I’ve been using WANDB for hyperparameter tuning sweeps and successfully set up my code to run it from my local machine. I’m utilizing Spyder and a GPU for each sweep on my local machine. My goal was to conduct 50 sweeps, but after just two, I encountered the error below that caused all subsequent sweeps to crash. Initially, I suspected it might be a Windows firewall issue, but having ensured proper access and seeing the first two sweeps run successfully, I doubt it’s the cause. If it were a firewall issue, I wouldn’t have been able to run even two sweeps.
Could you advise on how to resolve this issue? Each sweep takes about one or two hours. Also, is there a limit on the time allowed for logging data to your database?
ConnectionResetError: [WinError 10054] An existing connection was forcibly closed by the remote host
can someone please help me with this. I am not able to run more than 2 sweeps as it immediately crashes for the rest of all sweeps. This is frustrating and I do not know how to fix it.
Hi @bestwayyy, Could you let us know what version of wandb you are using?
Also, could you search through the debug-internal.log file from the local run folder of a run that is hitting this and share any relevant errors?

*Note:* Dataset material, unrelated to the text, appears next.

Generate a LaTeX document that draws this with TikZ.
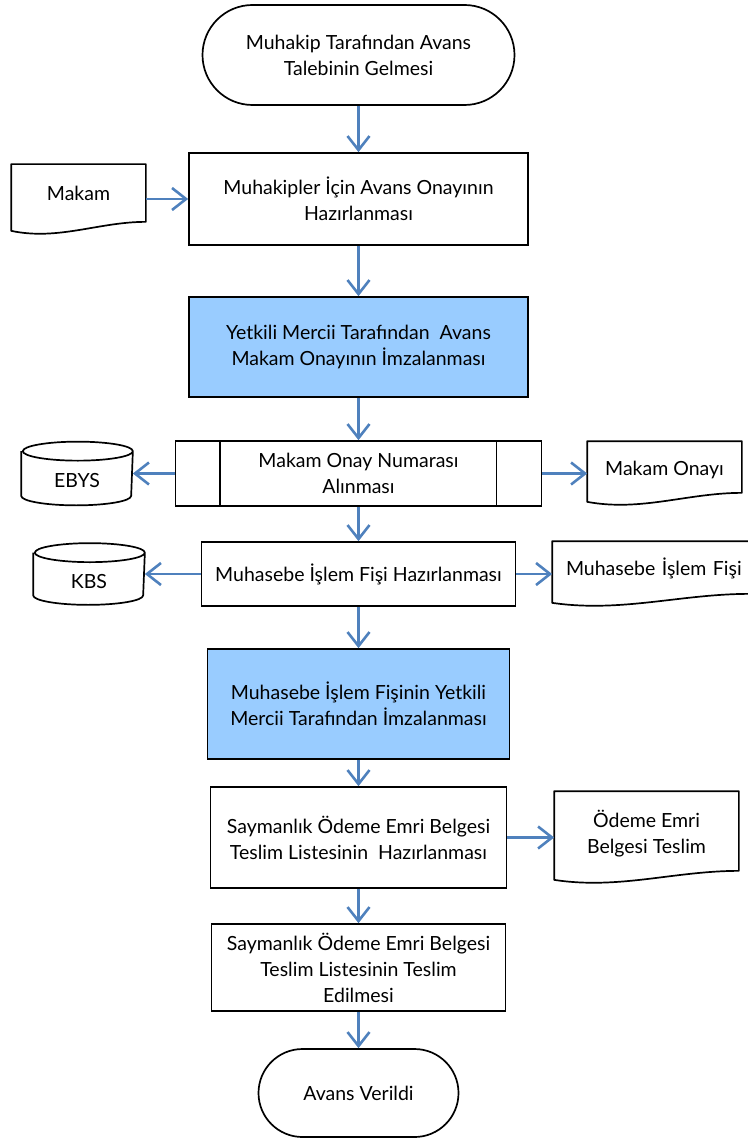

There isn’t a limit on time that the API can make calls so I don’t think this is happening from the server side. Do you go through a proxy or any other network infrastructure? I agree that Firewall would only make sense if you ran into this every time but there might other network infra that is timing out and closing the connection.
Hi @bestwayyy, since we have not heard back from you we are going to close this request. If you would like to re-open the conversation, please let us know!